[Start DATA PROVIDED]
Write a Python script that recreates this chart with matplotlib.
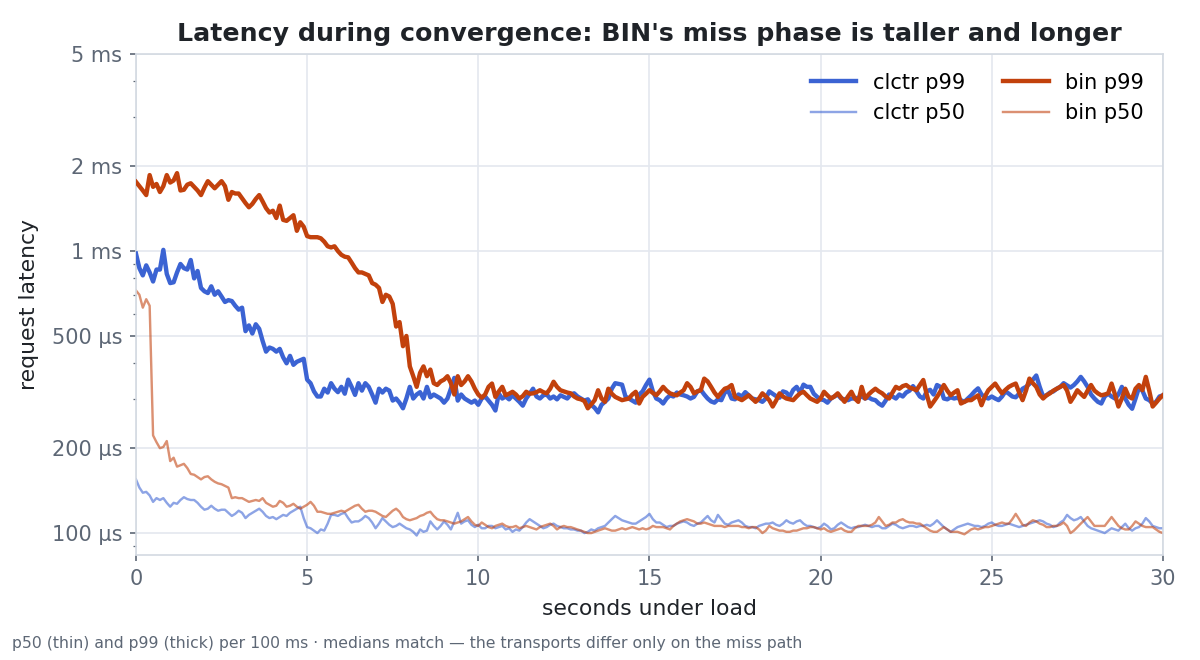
import numpy as np
import matplotlib
matplotlib.use("Agg")
import matplotlib.pyplot as plt
from matplotlib.ticker import FixedLocator, FuncFormatter, LogLocator, NullFormatter

# latency per 100 ms window, in microseconds (t = 0.0 .. 30.0 s)
clctr_p99 = [
    980, 870, 820, 890, 840, 780, 860, 860, 1010, 830,
    770, 775, 840, 900, 870, 860, 930, 800, 850, 740,
    720, 710, 750, 700, 720, 690, 660, 670, 665, 640,
    620, 630, 520, 545, 510, 550, 530, 480, 440, 455,
    450, 440, 450, 420, 400, 425, 395, 405, 410, 415,
    350, 340, 318, 305, 305, 325, 315, 340, 325, 316,
    330, 312, 350, 330, 309, 340, 320, 340, 330, 310,
    290, 325, 315, 325, 320, 295, 300, 290, 277, 300,
    330, 300, 310, 316, 300, 330, 303, 310, 305, 300,
    290, 300, 325, 355, 295, 310, 300, 295, 290, 295,
    285, 300, 305, 295, 285, 272, 312, 300, 305, 298,
    308, 300, 292, 283, 300, 312, 325, 305, 300, 308,
    310, 300, 305, 298, 308, 304, 300, 310, 313, 305,
    300, 295, 298, 285, 278, 268, 285, 292, 300, 325,
    340, 338, 336, 305, 300, 295, 290, 310, 318, 335,
    350, 318, 300, 296, 288, 300, 308, 305, 315, 310,
    308, 305, 300, 304, 318, 322, 310, 300, 293, 290,
    298, 296, 315, 320, 300, 298, 310, 305, 316, 308,
    300, 298, 296, 292, 300, 318, 312, 306, 302, 318,
    315, 305, 322, 330, 315, 336, 330, 330, 312, 304,
    298, 296, 290, 300, 305, 310, 300, 298, 296, 300,
    300, 302, 305, 300, 303, 298, 296, 288, 283, 295,
    310, 305, 300, 310, 305, 315, 320, 332, 318, 305,
    300, 318, 322, 310, 335, 330, 300, 298, 303, 300,
    302, 296, 292, 300, 308, 318, 326, 310, 303, 300,
    305, 300, 296, 305, 318, 312, 305, 303, 312, 325,
    330, 338, 350, 362, 330, 305, 308, 315, 318, 325,
    330, 340, 334, 328, 335, 345, 358, 345, 330, 310,
    300, 292, 288, 305, 312, 305, 300, 310, 330, 300,
    285, 276, 300, 328, 320, 300, 296, 288, 292, 305, 308,
]
clctr_p50 = [
    155, 145, 139, 140, 136, 129, 133, 131, 133, 128,
    124, 128, 127, 131, 134, 132, 131, 131, 128, 124,
    121, 122, 125, 122, 120, 121, 121, 118, 115, 117,
    120, 118, 113, 116, 118, 120, 122, 119, 115, 113,
    114, 112, 114, 116, 115, 118, 120, 122, 124, 113,
    105, 104, 102, 100, 103, 102, 108, 116, 116, 115,
    117, 118, 113, 109, 110, 110, 112, 115, 113, 109,
    104, 108, 113, 110, 107, 105, 106, 108, 106, 104,
    103, 101, 98, 103, 101, 102, 110, 106, 103, 106,
    110, 107, 103, 110, 118, 108, 110, 111, 107, 105,
    107, 104, 104, 106, 106, 104, 105, 106, 103, 104,
    101, 103, 102, 105, 109, 112, 110, 108, 106, 104,
    105, 107, 108, 106, 105, 104, 104, 103, 103, 102,
    102, 100, 101, 103, 102, 104, 105, 106, 109, 112,
    115, 113, 111, 110, 109, 108, 108, 110, 112, 114,
    117, 112, 109, 109, 107, 105, 106, 106, 108, 109,
    110, 109, 107, 106, 108, 109, 112, 115, 111, 109,
    116, 112, 108, 107, 109, 110, 111, 109, 106, 105,
    105, 104, 106, 107, 108, 108, 109, 107, 106, 108,
    111, 109, 108, 110, 111, 108, 106, 106, 105, 104,
    105, 108, 106, 103, 104, 107, 109, 107, 105, 104,
    105, 105, 106, 107, 106, 105, 106, 106, 104, 104,
    106, 108, 107, 105, 104, 105, 106, 106, 105, 106,
    106, 107, 106, 108, 111, 108, 105, 103, 101, 103,
    105, 106, 107, 108, 107, 106, 106, 105, 106, 108,
    109, 107, 106, 106, 107, 108, 107, 106, 105, 106,
    107, 108, 109, 110, 111, 110, 108, 107, 105, 106,
    109, 111, 116, 113, 111, 112, 114, 110, 106, 104,
    103, 102, 101, 100, 102, 104, 103, 102, 105, 108,
    104, 102, 104, 105, 108, 113, 110, 106, 105, 104, 104,
]
bin_p99 = [
    1760, 1700, 1640, 1580, 1860, 1690, 1730, 1620, 1700, 1860,
    1750, 1780, 1890, 1640, 1650, 1720, 1740, 1690, 1640, 1580,
    1680, 1770, 1720, 1670, 1720, 1770, 1700, 1520, 1620, 1600,
    1600, 1540, 1480, 1430, 1470, 1530, 1580, 1500, 1420, 1370,
    1390, 1310, 1450, 1290, 1280, 1310, 1340, 1180, 1265, 1220,
    1130, 1120, 1120, 1120, 1110, 1080, 1040, 1030, 1040, 1000,
    970, 955, 950, 910, 870, 840, 840, 830, 820, 770,
    760, 740, 660, 700, 690, 650, 540, 560, 460, 500,
    390, 360, 330, 370, 390, 360, 380, 340, 335, 345,
    350, 360, 340, 310, 360, 335, 345, 360, 345, 325,
    310, 302, 310, 330, 339, 304, 318, 330, 308, 312,
    317, 310, 300, 306, 317, 312, 313, 316, 321, 316,
    313, 325, 344, 330, 321, 318, 315, 313, 305, 300,
    298, 294, 277, 286, 296, 321, 300, 292, 325, 312,
    304, 300, 296, 298, 300, 310, 317, 288, 304, 312,
    321, 314, 308, 318, 330, 320, 313, 310, 308, 315,
    321, 340, 330, 313, 318, 321, 353, 345, 330, 315,
    304, 315, 325, 328, 335, 304, 300, 296, 302, 308,
    300, 292, 300, 313, 305, 296, 281, 295, 313, 305,
    300, 298, 296, 305, 313, 317, 308, 300, 296, 292,
    300, 317, 308, 300, 305, 313, 302, 292, 305, 317,
    300, 292, 330, 300, 310, 318, 325, 318, 313, 305,
    300, 315, 330, 325, 332, 335, 328, 325, 321, 335,
    349, 310, 281, 292, 304, 318, 335, 320, 308, 315,
    321, 288, 292, 296, 296, 302, 308, 284, 305, 321,
    330, 339, 325, 313, 322, 330, 335, 339, 315, 296,
    320, 353, 340, 330, 310, 300, 308, 313, 320, 325,
    330, 335, 320, 292, 305, 321, 312, 304, 320, 335,
    320, 313, 308, 310, 313, 339, 310, 281, 300, 325,
    305, 300, 325, 335, 321, 358, 320, 281, 290, 300, 308,
]
bin_p50 = [
    725, 700, 630, 675, 640, 222, 210, 200, 202, 212,
    180, 185, 172, 174, 176, 170, 162, 161, 158, 155,
    158, 159, 155, 152, 150, 149, 147, 145, 133, 134,
    133, 133, 131, 129, 130, 131, 130, 133, 128, 126,
    124, 125, 130, 128, 124, 125, 127, 124, 122, 124,
    126, 129, 125, 119, 119, 118, 117, 117, 118, 119,
    120, 119, 121, 123, 125, 126, 122, 119, 120, 120,
    119, 117, 115, 114, 117, 120, 122, 119, 114, 112,
    111, 112, 113, 115, 116, 118, 119, 115, 112, 111,
    111, 110, 109, 108, 109, 110, 112, 114, 110, 107,
    106, 109, 107, 105, 104, 106, 107, 108, 106, 105,
    105, 106, 104, 105, 106, 105, 104, 103, 105, 106,
    107, 108, 106, 103, 105, 106, 105, 105, 104, 103,
    102, 101, 100, 100, 101, 102, 103, 104, 103, 102,
    102, 103, 104, 103, 104, 105, 104, 103, 104, 103,
    104, 106, 105, 105, 105, 104, 103, 106, 108, 110,
    111, 112, 111, 110, 108, 108, 109, 108, 107, 106,
    106, 106, 105, 106, 106, 106, 106, 105, 105, 104,
    105, 105, 103, 100, 102, 106, 104, 103, 102, 102,
    101, 101, 102, 102, 103, 104, 104, 105, 105, 104,
    103, 104, 102, 101, 102, 103, 104, 102, 101, 101,
    104, 106, 106, 106, 106, 107, 109, 114, 110, 106,
    107, 109, 109, 111, 112, 110, 109, 109, 108, 108,
    106, 104, 102, 101, 101, 103, 105, 103, 101, 101,
    101, 100, 99, 101, 103, 104, 103, 104, 105, 105,
    106, 107, 108, 109, 108, 108, 112, 117, 112, 107,
    106, 109, 111, 110, 108, 107, 105, 105, 106, 106,
    107, 109, 106, 100, 102, 105, 108, 111, 114, 110,
    106, 106, 106, 106, 110, 114, 110, 106, 104, 103,
    103, 106, 110, 108, 106, 105, 105, 105, 103, 101, 100,
]

seconds = np.arange(len(clctr_p99)) / 10
y_ticks = [100, 200, 500, 1000, 2000, 5000]

BLUE = "#3b63d3"
ORANGE = "#c2410c"
INK = "#1f2328"
MUTED = "#5d6775"
GRID = "#e4e8ef"
SPINE = "#d3d9e1"


def fmt_latency(v, pos):
    if v >= 1000:
        return f"{v / 1000:g} ms"
    return f"{v:g} µs"


fig = plt.figure(figsize=(8, 4.4), dpi=150)
ax = fig.add_axes([0.1133, 0.1591, 0.8558, 0.7591])

ax.plot(seconds, clctr_p99, color=BLUE, lw=2.1, label="clctr p99", zorder=3)
ax.plot(seconds, clctr_p50, color=BLUE, lw=1.15, alpha=0.58, label="clctr p50", zorder=2)
ax.plot(seconds, bin_p99, color=ORANGE, lw=2.1, label="bin p99", zorder=3)
ax.plot(seconds, bin_p50, color=ORANGE, lw=1.15, alpha=0.58, label="bin p50", zorder=2)

ax.set_yscale("log")
ax.set_ylim(83.6, 5000)
ax.set_xlim(0, 30)
ax.yaxis.set_major_locator(FixedLocator(y_ticks))
ax.yaxis.set_major_formatter(FuncFormatter(fmt_latency))
ax.yaxis.set_minor_locator(LogLocator(base=10, subs=range(2, 10)))
ax.yaxis.set_minor_formatter(NullFormatter())
ax.set_xticks([0, 5, 10, 15, 20, 25, 30])

ax.grid(True, which="major", color=GRID, lw=0.8)
ax.set_axisbelow(True)
for s in ax.spines.values():
    s.set_color(SPINE)
    s.set_linewidth(0.8)

ax.tick_params(axis="both", which="major", labelsize=10, labelcolor=MUTED,
               color=MUTED, length=3, width=0.8)
ax.tick_params(axis="y", which="minor", color=MUTED, length=1.6, width=0.6)

ax.set_xlabel("seconds under load", fontsize=10.5, color=INK, labelpad=5)
ax.set_ylabel("request latency", fontsize=10.5, color=INK, labelpad=6)
ax.set_title("Latency during convergence: BIN's miss phase is taller and longer",
             fontsize=12.1, fontweight="bold", color=INK, pad=6)

ax.legend(loc="upper right", ncol=2, frameon=False, fontsize=10,
          handlelength=2.2, columnspacing=1.8)

fig.text(0.01, 0.018,
         "p50 (thin) and p99 (thick) per 100 ms · medians match — the transports differ only on the miss path",
         fontsize=7.5, color=MUTED)

fig.savefig("out.png", dpi=150)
[End DATA PROVIDED]
■ **EXERCISE OBJECTIVE**: Starting with the first line of the data above and ending with the line containing "from matplotlib.ticker import", please restate every line exactly, leaving images out.

■ **OUTPUT FOR THIS TASK**:
Write a Python script that recreates this chart with matplotlib.
import numpy as np
import matplotlib
matplotlib.use("Agg")
import matplotlib.pyplot as plt
from matplotlib.ticker import FixedLocator, FuncFormatter, LogLocator, NullFormatter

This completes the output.